Tadabbur Supaya Tidak Mudah Baper
Itulah pentingnya kemudian kita belajar mandiri dan otentik. Agar kita tidak sembarangan kalir oleh berbagai legitimasi relasi kuasa. Relasi kuasa di sekitar kita sangat beragam dan silang-sengkarut saling berkelindan. Terutama kita masyarakat yang masih erat dengan komunalitas, sangat masih terlalu mudah dipengaruhi oleh berbagai narasi mistis-magis. Lihat sosok bijaksana-bijaksana dikit, langsung terpesona. Tambah cerita ajaib-ajaiban dikit, langsung ta’dhim, langsung militan. Sama kayak istilah anak zaman sekarang “Nyaman dikit, langsung sayang”. Jangan terlalu sering baper, nanti bucin.

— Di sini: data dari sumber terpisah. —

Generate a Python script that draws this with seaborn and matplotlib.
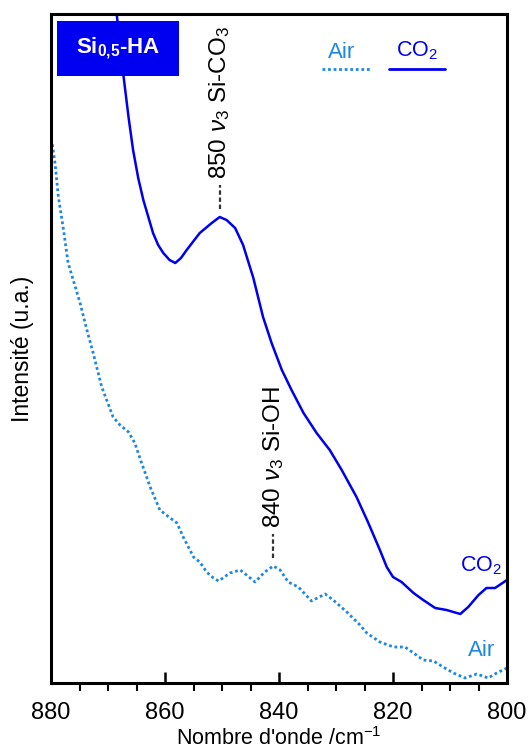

“Budaya itu bikinan manusia, agama itu bikinan Tuhan,” ini diingatkan sekali lagi oleh Mbah Nun pada kita. Dan dari pijakan ini kita bisa membahas sangat banyak sekali ragam hal. Budaya selalu sifatnya cair dan saling bersentuhan. Mengalir di arus zaman. Kalau sebuah budaya terbekukan, kemungkinan besar ada kepentingan yang bermain di situ. Sementara agama dia adalah prinsip dasar, kekokohan logika dan relasi iman yang ke dalam diri. Belakangan ini kita sepertinya jatuh pada dua titik ekstrim, antara ketergila-gilaan pada perspektif budaya murni dengan kegandrungan tafsir agama murni.

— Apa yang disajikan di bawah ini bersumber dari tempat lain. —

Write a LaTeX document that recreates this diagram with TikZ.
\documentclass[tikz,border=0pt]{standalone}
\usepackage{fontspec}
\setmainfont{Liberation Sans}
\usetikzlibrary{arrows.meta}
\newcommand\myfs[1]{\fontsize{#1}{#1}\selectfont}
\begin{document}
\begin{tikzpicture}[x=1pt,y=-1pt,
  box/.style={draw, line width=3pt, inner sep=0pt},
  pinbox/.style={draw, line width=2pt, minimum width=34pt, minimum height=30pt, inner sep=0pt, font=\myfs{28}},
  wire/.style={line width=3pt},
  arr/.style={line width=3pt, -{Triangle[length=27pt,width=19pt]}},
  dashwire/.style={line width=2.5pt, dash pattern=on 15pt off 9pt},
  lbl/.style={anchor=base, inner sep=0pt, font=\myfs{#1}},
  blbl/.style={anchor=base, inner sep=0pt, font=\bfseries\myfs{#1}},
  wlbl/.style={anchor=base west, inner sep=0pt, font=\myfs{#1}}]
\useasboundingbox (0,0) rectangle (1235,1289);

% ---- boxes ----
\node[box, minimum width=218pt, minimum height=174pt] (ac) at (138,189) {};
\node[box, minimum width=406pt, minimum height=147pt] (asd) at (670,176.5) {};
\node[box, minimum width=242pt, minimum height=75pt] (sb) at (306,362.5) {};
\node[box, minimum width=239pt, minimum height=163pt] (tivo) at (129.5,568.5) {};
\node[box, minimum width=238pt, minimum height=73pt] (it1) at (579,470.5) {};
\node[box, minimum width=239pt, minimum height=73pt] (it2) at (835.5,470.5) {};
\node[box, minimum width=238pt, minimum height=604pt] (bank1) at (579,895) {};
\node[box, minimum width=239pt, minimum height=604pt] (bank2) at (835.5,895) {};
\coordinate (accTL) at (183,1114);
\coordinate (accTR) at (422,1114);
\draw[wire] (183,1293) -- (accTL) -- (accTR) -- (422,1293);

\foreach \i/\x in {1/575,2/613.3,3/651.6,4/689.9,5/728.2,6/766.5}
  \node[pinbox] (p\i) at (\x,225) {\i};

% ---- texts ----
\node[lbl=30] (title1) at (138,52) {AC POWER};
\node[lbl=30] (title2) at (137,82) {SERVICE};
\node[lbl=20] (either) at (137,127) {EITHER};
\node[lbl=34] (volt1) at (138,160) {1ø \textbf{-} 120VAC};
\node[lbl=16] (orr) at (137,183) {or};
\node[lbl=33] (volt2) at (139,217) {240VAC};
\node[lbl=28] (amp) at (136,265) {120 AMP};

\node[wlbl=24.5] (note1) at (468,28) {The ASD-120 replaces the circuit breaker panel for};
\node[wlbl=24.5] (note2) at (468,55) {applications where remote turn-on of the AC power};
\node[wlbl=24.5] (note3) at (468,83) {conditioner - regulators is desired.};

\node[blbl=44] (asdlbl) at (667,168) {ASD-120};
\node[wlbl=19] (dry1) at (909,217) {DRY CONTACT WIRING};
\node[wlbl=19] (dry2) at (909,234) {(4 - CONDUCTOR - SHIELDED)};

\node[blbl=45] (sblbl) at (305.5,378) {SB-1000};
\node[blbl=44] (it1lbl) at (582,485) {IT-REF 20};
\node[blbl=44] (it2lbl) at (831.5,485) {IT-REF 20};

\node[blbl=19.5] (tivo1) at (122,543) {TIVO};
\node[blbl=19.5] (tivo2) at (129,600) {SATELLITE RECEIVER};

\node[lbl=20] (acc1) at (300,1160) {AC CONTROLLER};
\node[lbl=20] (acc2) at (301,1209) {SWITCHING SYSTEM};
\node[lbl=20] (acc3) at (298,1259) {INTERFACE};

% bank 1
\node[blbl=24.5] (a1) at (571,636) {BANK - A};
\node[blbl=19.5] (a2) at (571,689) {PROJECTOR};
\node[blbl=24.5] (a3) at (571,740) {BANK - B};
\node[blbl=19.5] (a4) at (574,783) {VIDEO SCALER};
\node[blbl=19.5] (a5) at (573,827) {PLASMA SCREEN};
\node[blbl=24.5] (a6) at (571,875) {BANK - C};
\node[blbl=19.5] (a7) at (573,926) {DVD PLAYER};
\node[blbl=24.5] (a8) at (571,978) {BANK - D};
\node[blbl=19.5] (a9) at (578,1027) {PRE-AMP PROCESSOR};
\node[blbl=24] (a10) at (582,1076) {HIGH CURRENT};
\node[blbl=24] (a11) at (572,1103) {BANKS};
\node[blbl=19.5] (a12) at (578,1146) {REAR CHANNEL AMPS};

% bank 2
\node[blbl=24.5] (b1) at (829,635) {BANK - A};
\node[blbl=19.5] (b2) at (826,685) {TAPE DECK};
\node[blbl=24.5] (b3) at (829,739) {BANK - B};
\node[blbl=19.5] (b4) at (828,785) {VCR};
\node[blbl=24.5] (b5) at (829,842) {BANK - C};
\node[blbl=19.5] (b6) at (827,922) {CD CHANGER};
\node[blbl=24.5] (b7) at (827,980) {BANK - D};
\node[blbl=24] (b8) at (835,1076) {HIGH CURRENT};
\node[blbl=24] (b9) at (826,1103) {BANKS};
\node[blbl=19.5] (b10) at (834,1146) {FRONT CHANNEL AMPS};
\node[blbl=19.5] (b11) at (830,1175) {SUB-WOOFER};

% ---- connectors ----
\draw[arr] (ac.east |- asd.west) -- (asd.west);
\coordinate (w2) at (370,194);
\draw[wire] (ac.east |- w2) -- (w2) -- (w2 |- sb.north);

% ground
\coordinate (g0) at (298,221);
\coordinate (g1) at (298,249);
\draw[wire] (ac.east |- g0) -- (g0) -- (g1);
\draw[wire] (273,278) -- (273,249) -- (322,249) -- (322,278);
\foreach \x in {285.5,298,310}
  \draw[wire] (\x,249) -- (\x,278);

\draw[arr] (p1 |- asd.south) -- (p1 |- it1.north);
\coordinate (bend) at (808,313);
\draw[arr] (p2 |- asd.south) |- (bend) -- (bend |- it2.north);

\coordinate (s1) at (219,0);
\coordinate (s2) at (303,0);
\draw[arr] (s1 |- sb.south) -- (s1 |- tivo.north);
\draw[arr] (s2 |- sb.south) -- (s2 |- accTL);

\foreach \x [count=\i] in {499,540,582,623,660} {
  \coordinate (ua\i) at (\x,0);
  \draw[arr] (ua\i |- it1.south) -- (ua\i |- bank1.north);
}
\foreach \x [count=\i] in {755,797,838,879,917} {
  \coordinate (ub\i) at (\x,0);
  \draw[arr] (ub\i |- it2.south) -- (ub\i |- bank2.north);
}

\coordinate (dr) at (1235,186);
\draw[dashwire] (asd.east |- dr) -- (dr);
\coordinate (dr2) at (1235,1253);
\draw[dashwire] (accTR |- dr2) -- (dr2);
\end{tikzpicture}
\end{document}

Bayangkan saja begini, andai Nabi Muhammad hidup di masa ini dan beliau membaca misalnya kitab hadits Sahih Bukhari. Menurut anda, kira-kira bagaimana tanggapan Sang Nabi? Sangat masuk akal untuk membayangkan Rasulullah sendiri akan membacanya dengan terheran-meran. Kenapa? Karena era ketika hadits dikitabkan dengan masa Rasulullah SAW hidup, rentang jaraknya sudah sangat jauh. Trend bahasa, cara penyampaian, atmosfrr sastra, udara kebudayaan serta berbagai variabel lainnya sudah jauh sekali. Yang bisa sampai memang hanya impresi, bahwa Rasulullah kira-kira berkata demikian. Bukan tepat betul kata per kata.

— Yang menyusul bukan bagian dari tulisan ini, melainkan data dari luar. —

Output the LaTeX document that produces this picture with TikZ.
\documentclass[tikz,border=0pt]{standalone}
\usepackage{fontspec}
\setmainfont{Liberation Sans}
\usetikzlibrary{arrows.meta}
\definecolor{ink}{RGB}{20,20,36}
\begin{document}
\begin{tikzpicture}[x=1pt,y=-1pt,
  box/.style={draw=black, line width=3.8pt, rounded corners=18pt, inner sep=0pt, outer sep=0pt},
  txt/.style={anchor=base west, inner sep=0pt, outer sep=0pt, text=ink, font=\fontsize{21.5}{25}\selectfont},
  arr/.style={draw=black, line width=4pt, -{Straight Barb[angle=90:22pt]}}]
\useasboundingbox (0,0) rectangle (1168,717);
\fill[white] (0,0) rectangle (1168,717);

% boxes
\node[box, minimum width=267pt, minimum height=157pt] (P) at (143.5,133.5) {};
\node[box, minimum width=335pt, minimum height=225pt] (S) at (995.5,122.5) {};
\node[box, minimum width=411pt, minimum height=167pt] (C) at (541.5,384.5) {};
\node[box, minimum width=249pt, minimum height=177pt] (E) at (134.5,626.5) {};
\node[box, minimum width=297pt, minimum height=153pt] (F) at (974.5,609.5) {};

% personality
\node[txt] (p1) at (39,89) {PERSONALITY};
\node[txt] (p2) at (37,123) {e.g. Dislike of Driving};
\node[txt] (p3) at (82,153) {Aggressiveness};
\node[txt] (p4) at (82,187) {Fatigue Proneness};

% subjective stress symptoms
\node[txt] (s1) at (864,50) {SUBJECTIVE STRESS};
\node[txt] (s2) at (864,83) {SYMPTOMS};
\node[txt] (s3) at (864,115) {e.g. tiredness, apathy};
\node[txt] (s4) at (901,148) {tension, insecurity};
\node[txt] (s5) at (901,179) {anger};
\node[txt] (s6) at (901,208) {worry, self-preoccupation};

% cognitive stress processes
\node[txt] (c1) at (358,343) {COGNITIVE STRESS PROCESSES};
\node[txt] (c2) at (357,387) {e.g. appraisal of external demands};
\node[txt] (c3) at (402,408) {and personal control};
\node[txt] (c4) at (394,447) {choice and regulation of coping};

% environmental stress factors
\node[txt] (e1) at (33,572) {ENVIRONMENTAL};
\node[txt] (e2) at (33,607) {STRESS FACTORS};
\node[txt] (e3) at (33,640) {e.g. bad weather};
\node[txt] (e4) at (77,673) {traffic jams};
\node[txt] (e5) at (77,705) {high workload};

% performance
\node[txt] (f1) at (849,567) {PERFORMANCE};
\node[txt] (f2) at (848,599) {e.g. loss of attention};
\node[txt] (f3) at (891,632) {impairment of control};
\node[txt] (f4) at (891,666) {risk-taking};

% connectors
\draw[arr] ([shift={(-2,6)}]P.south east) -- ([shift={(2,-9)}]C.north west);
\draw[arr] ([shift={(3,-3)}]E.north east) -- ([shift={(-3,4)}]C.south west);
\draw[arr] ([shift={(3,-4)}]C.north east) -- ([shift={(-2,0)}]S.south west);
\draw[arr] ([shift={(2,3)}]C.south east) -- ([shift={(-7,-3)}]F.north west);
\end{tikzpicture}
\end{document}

Dan soal impresi itu, rasanya yang paling tepat memang metode tadabbur. Mbah Nun ajak kita kembali ke tadabbur untuk melengkapi tren tafsir yang sangat baku. Tafsir penting untuk olahraga otak. Untuk belajar menguji diri, mengetes kemampuan kita bertarung dalam aturan main yang disepakati. Begitu tafsir, begitu juga pola pikir ilmiah sebenarnya. Sedangkan metode tadabbur sangat penting agar kita tidak kehilangan keasyikan, keluasan serta kepercayaan pada otentisitas diri. Mbah Nun sempat juga tegaskan, “Anda tidak perlu paham Bahasa Arab untuk mengalami Al Qur’an”. Ini akan beda jauh dengan syarat-prasyarat dalam tafsir. Kelebihannya, karena tafsir bermain dalam aturan yang disepakati bersama maka hasilnya bisa dipakai bersama. Sedangkan tadabbur hasilnya hanya bisa untuk diri sendiri, maksimal untuk orang terdekat kalau memang setuju.
Malam Mocopat Syafaat di bulan Oktober 2019 Masehi ini cukup panjang. Lewat pukul 03.00 WIB dan pembahasan maasih hangat, masih mesra dan masih bersemangat. Tapi kita memang harus membatasi diri pada segala yang terlalu nikmat. Mocopat Syafaat sudah sangat nikmat dan kalu kita turuti ego kita, kenikmatan ini tidak akan habis-habis direguk. Ada maqam tertentu di mana manusia yang terlalu menikmati berpuasa, juga mesti berani berpuasa dari puasa itu sendiri. Subuh telah menjelang. Doa-doa dilantunkan dan jalan nubuwah ini masih akan tersu mengalir di sendi-sendi kehidupan kita semua.